Moving to Understand
Being raised in England as a circumstance of your parents choosing this foreign land as their home in the search for a better quality of life, with their souls still dwelling in the bosom of faraway motherlands, is a unique and challenging way of life.
Traditionally, as a boy you were raised with the illusion that any display of passionate emotion beyond anger and bravery was a sign of weakness. God forbid you shed a tear.
As a girl, your opinion and the words of your thought were best kept to yourself.
Now, take a moment or two, step back and ponder upon the thought that these were the normal standards that both of our parents grew up surrounded by and reaffirmed by generations gone by.
For our Fathers, they were never reared to have moments of sorrow or hurt, but if this were so, to be comforted and reminded of unconditional love from their parents was an unfamiliar concept. Yes, they were loved but it was interchangeable with respect. So soon, our Father’s grew to translate respect as love, and the notion that through respect for your Father you prove your love for him was born. How does passionate emotion manifest, I question, but into the all so familiar river of anger. Infinite emotions but only one door out called Anger. Somewhere amongst time and generations, love and affection were lost, and respect and anger found. It may be difficult to grasp, but this is the reality that so many live.

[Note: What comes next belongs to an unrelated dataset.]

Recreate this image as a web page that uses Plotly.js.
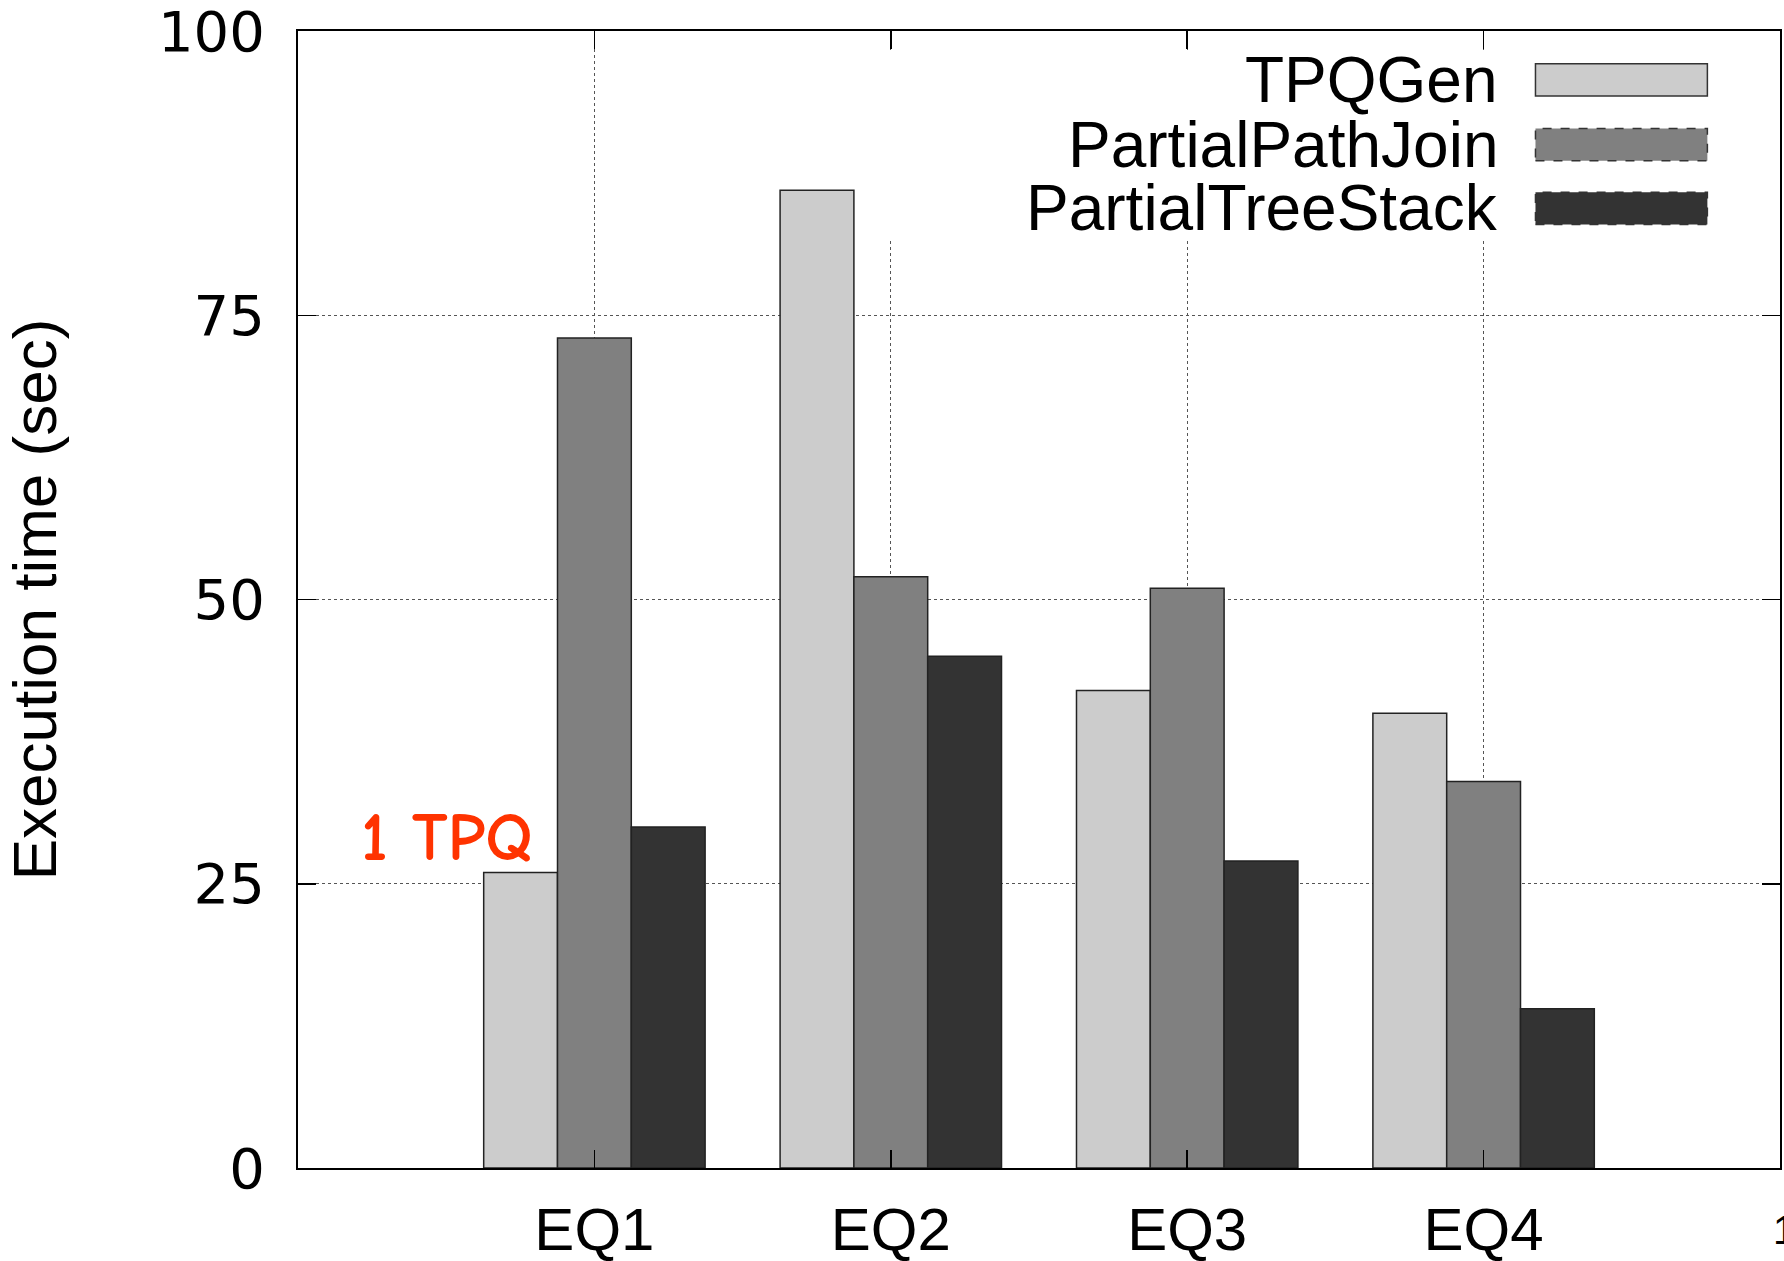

For our Mothers, living as martyrs for the happiness and well-being of their husband and children their worldly dreams were sacrificed. From tender ages, they were taught to cook, clean and be subservient, so to hold their family honour when judged under the critical and superior eye of their In-laws. To look, walk and talk as they please would only raise looks of disapproval from the extended families. It simply was just not acceptable.
Do you not think that it is time to recognise and appreciate that our parents speak broken English just so that we are able to speak the Queen’s English? Before Mother’s and Father’s, they are souls that have their own longings, their lost dreams from youth and aspirations. At times, we may resent their harsh words and inability to relate or understand us. But could it be that their minds and souls have caught a chill from the absence of the understanding warmth of another or dreams fulfilled?
No-one is perfect, we often interject and defend, but what we expect from our parents, is that not perfection demanded? The continuum of time makes for us a gap of understanding from generation to generation, but let us be humble and grateful as we stand on the shoulders of those who have raised us in a place that they have learned to call home through our presence, evolved and changed their life instilled belief set just so we could feel at home. There is no no right or wrong, but just a call for understanding.